In all, the idea that there may be advantages to drafting younger prep hitter seems plausible. Jazayerli's study claims to reflect the discovery of a group of players which has been historically undervalued. However, unless the attributes of that group can be isolated and researchers can test for said attributes relationship to young age, there hasn't been a breakthrough discovery. Truly, Jazayerli's study reflects the discovery of a unspecified segment of a group of players which has unspecified undervalued traits. In conclusion the piece suggests, in lieu of discerning what characteristics a subset of the group of young draftees has, we should just assume that these players are all undervalued.

"Starting Them Young" sets a frame work for discussion, but the findings presented lack focus and are would not be reproducible by a Major League Baseball organization in any meaningful way. Correlation without causation. It's important to remember, at its heart, sabrmetrics is the search for objective knowledge about baseball.
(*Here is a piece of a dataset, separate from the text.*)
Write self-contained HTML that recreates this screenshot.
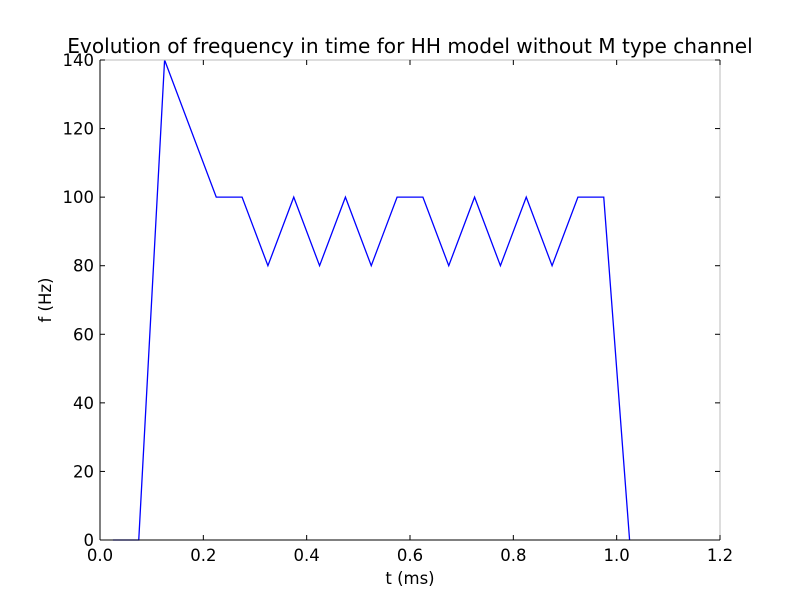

And throughout that search we must constantly be asking ourselves "Why?" 

JD Sussman is full time law student and co-founder of Bullpen BanterHe can be reached at or via twitter


[1] His method is pretty cool. He created a best fit formula to determine the expected value of each pick, then subtracted their Discounted WARP to get their surplus Discounted WARP.

[2] ""Very Young" players were less than 17 years, 296 days old on draft day; "Young" players were between 17 years, 296 days and 18 years, 38 days; "Average" players were between 18 years, 38 days and 18 years, 120 days; "Old" players were between 18 years, 120 days and 18 years, 200 days; "Very Old" players were more than 18 years, 200 days old."

[3] I can talk about misconceptions of ARL all day, but now is not the time or place. Additional properties of age, is that being young also allows for additional development time professional development time before reaching peak. Though, my point here isn't to discuss the "out-of-context" important of age, just to highlight that age is significant.

[4] If he was comparing high school hitters to college hitters as Bill James did, this would be a non-issue. There is a clear difference between the two. The college development system vs. developing in the minor leagues.

[5] To be honest, I forced a lot of them. Logically, I don't think these work. But they were important to illustrate that I gave this thought.

[6] An interesting topic to study.... I'm not saying this doesn't happen.